§ **WHAT THE TASK ASKS**: Transcribe all of the material exactly, except for its pictures.

§ **Source code of charts**:
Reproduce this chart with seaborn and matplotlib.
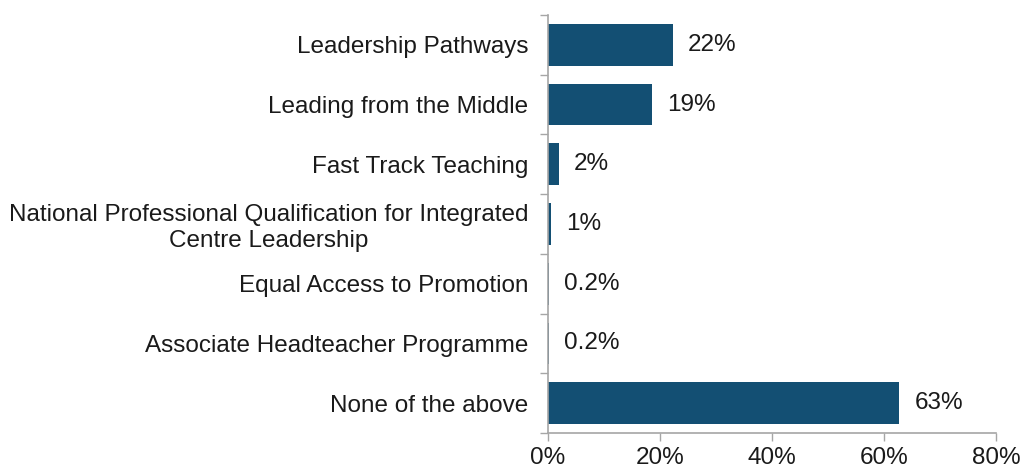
import numpy as np
import matplotlib
matplotlib.use("Agg")
import matplotlib.pyplot as plt
import seaborn as sns

# ==========================================
# data
# ==========================================
programmes = ['Leadership Pathways',
              'Leading from the Middle',
              'Fast Track Teaching',
              'National Professional Qualification for Integrated\nCentre Leadership',
              'Equal Access to Promotion',
              'Associate Headteacher Programme',
              'None of the above']
shares = [22.3, 18.6, 2.0, 0.6, 0.2, 0.2, 62.7]
share_labels = ['22%', '19%', '2%', '1%', '0.2%', '0.2%', '63%']
x_ticks = [0, 20, 40, 60, 80]

sns.set_style('white')
plt.rcParams['font.family'] = ['Liberation Sans', 'DejaVu Sans']

fig = plt.figure(figsize=(10.3, 4.71), dpi=100)
ax = fig.add_axes([0.5316, 0.0807, 0.4354, 0.8875])

sns.barplot(x=shares, y=programmes, color='#134F73', width=0.7,
            edgecolor='none', linewidth=0, saturation=1, ax=ax)

ax.bar_label(ax.containers[0], labels=share_labels, padding=11,
             fontsize=17.5, color='#1a1a1a')

ax.set_xlim(0, 80)
ax.set_xticks(x_ticks)
ax.set_xticklabels([f'{t}%' for t in x_ticks])
ax.set_xlabel('')
ax.set_ylabel('')

# tick marks between categories, labels at centres
ax.set_yticks(np.arange(-0.5, len(programmes), 1), minor=True)
ax.tick_params(axis='y', which='major', length=0, pad=14, labelsize=17.5,
               labelcolor='#1a1a1a')
ax.tick_params(axis='y', which='minor', length=6, width=1, color='#a6a6a6',
               direction='out', left=True)
ax.tick_params(axis='x', which='major', length=6, width=1, color='#a6a6a6',
               direction='out', bottom=True, pad=4, labelsize=17.5,
               labelcolor='#1a1a1a')
for lab in ax.get_yticklabels():
    lab.set_multialignment('center')

for side in ['top', 'right']:
    ax.spines[side].set_visible(False)
for side in ['left', 'bottom']:
    ax.spines[side].set_color('#a6a6a6')
    ax.spines[side].set_linewidth(1.2)

plt.savefig('out.png', dpi=100)
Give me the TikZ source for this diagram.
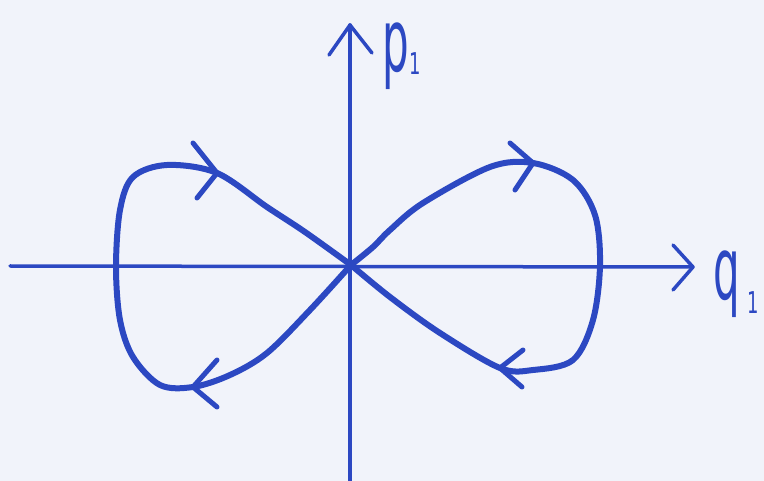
\documentclass[tikz,border=0pt]{standalone}
\usepackage{fontspec}
\setmainfont{DejaVu Sans}
\begin{document}
\begin{tikzpicture}[x=1pt,y=-1pt,
  ink/.style={draw=pen, line cap=round, line join=round},
  axis/.style={ink, line width=3.5pt},
  orbit/.style={ink, line width=6pt},
  vee/.style={ink, line width=5pt},
  lbl/.style={text=pen, inner sep=0pt, anchor=base, font=\fontsize{60}{60}\selectfont, xscale=0.7, yscale=1.45},
  sub/.style={text=pen, inner sep=0pt, font=\fontsize{30}{30}\selectfont, xscale=0.6}]
\definecolor{pen}{HTML}{2C48C2}
\definecolor{paper}{HTML}{F1F3FA}
\fill[paper] (0,0) rectangle (764,481);
\useasboundingbox (0,0) rectangle (764,481);
% axes
\coordinate (xl) at (10,266);
\coordinate (xr) at (693,267);
\coordinate (yb) at (350,481);
\coordinate (yt) at (350,25);
\coordinate (o) at (351,265);
\draw[axis] (xl) -- (xr);
\draw[axis] (673,245) -- (xr) -- (673,290);
\draw[axis] (yb) -- (yt);
\draw[axis] (329,55) -- (yt) -- (372,53);
% labels
\node[lbl] (p) at (396,72) {p};
\node[sub] (p1) at (415,64) {1};
\node[lbl] (q) at (727,300) {q};
\node[sub] (q1) at (753,303) {1};
% left loop
\draw[orbit] plot[smooth, tension=0.55] coordinates {(351,265) (305,232) (267,207) (217,173) (167,165) (133,177) (120,210) (116,267) (120,320) (133,357) (160,385) (193,387) (230,375) (267,353) (310,310) (351,265)};
% right loop
\draw[orbit] plot[smooth, tension=0.55] coordinates {(351,265) (373,247) (390,230) (423,203) (490,167) (533,163) (573,180) (595,215) (600,265) (593,320) (573,360) (533,370) (500,368) (440,333) (390,297) (351,265)};
\fill[pen] (o) circle (5);
% arrow marks
\draw[vee] (193,143) -- (217,173) -- (197,198);
\draw[vee] (217,360) -- (193,387) -- (217,407);
\draw[vee] (510,143) -- (533,163) -- (515,190);
\draw[vee] (523,350) -- (500,368) -- (522,387);
\end{tikzpicture}
\end{document}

§ **SOLVED PROBLEM**:
Reproduce this chart with seaborn and matplotlib.
import numpy as np
import matplotlib
matplotlib.use("Agg")
import matplotlib.pyplot as plt
import seaborn as sns

# ==========================================
# data
# ==========================================
programmes = ['Leadership Pathways',
              'Leading from the Middle',
              'Fast Track Teaching',
              'National Professional Qualification for Integrated\nCentre Leadership',
              'Equal Access to Promotion',
              'Associate Headteacher Programme',
              'None of the above']
shares = [22.3, 18.6, 2.0, 0.6, 0.2, 0.2, 62.7]
share_labels = ['22%', '19%', '2%', '1%', '0.2%', '0.2%', '63%']
x_ticks = [0, 20, 40, 60, 80]

sns.set_style('white')
plt.rcParams['font.family'] = ['Liberation Sans', 'DejaVu Sans']

fig = plt.figure(figsize=(10.3, 4.71), dpi=100)
ax = fig.add_axes([0.5316, 0.0807, 0.4354, 0.8875])

sns.barplot(x=shares, y=programmes, color='#134F73', width=0.7,
            edgecolor='none', linewidth=0, saturation=1, ax=ax)

ax.bar_label(ax.containers[0], labels=share_labels, padding=11,
             fontsize=17.5, color='#1a1a1a')

ax.set_xlim(0, 80)
ax.set_xticks(x_ticks)
ax.set_xticklabels([f'{t}%' for t in x_ticks])
ax.set_xlabel('')
ax.set_ylabel('')

# tick marks between categories, labels at centres
ax.set_yticks(np.arange(-0.5, len(programmes), 1), minor=True)
ax.tick_params(axis='y', which='major', length=0, pad=14, labelsize=17.5,
               labelcolor='#1a1a1a')
ax.tick_params(axis='y', which='minor', length=6, width=1, color='#a6a6a6',
               direction='out', left=True)
ax.tick_params(axis='x', which='major', length=6, width=1, color='#a6a6a6',
               direction='out', bottom=True, pad=4, labelsize=17.5,
               labelcolor='#1a1a1a')
for lab in ax.get_yticklabels():
    lab.set_multialignment('center')

for side in ['top', 'right']:
    ax.spines[side].set_visible(False)
for side in ['left', 'bottom']:
    ax.spines[side].set_color('#a6a6a6')
    ax.spines[side].set_linewidth(1.2)

plt.savefig('out.png', dpi=100)
Give me the TikZ source for this diagram.
\documentclass[tikz,border=0pt]{standalone}
\usepackage{fontspec}
\setmainfont{DejaVu Sans}
\begin{document}
\begin{tikzpicture}[x=1pt,y=-1pt,
  ink/.style={draw=pen, line cap=round, line join=round},
  axis/.style={ink, line width=3.5pt},
  orbit/.style={ink, line width=6pt},
  vee/.style={ink, line width=5pt},
  lbl/.style={text=pen, inner sep=0pt, anchor=base, font=\fontsize{60}{60}\selectfont, xscale=0.7, yscale=1.45},
  sub/.style={text=pen, inner sep=0pt, font=\fontsize{30}{30}\selectfont, xscale=0.6}]
\definecolor{pen}{HTML}{2C48C2}
\definecolor{paper}{HTML}{F1F3FA}
\fill[paper] (0,0) rectangle (764,481);
\useasboundingbox (0,0) rectangle (764,481);
% axes
\coordinate (xl) at (10,266);
\coordinate (xr) at (693,267);
\coordinate (yb) at (350,481);
\coordinate (yt) at (350,25);
\coordinate (o) at (351,265);
\draw[axis] (xl) -- (xr);
\draw[axis] (673,245) -- (xr) -- (673,290);
\draw[axis] (yb) -- (yt);
\draw[axis] (329,55) -- (yt) -- (372,53);
% labels
\node[lbl] (p) at (396,72) {p};
\node[sub] (p1) at (415,64) {1};
\node[lbl] (q) at (727,300) {q};
\node[sub] (q1) at (753,303) {1};
% left loop
\draw[orbit] plot[smooth, tension=0.55] coordinates {(351,265) (305,232) (267,207) (217,173) (167,165) (133,177) (120,210) (116,267) (120,320) (133,357) (160,385) (193,387) (230,375) (267,353) (310,310) (351,265)};
% right loop
\draw[orbit] plot[smooth, tension=0.55] coordinates {(351,265) (373,247) (390,230) (423,203) (490,167) (533,163) (573,180) (595,215) (600,265) (593,320) (573,360) (533,370) (500,368) (440,333) (390,297) (351,265)};
\fill[pen] (o) circle (5);
% arrow marks
\draw[vee] (193,143) -- (217,173) -- (197,198);
\draw[vee] (217,360) -- (193,387) -- (217,407);
\draw[vee] (510,143) -- (533,163) -- (515,190);
\draw[vee] (523,350) -- (500,368) -- (522,387);
\end{tikzpicture}
\end{document}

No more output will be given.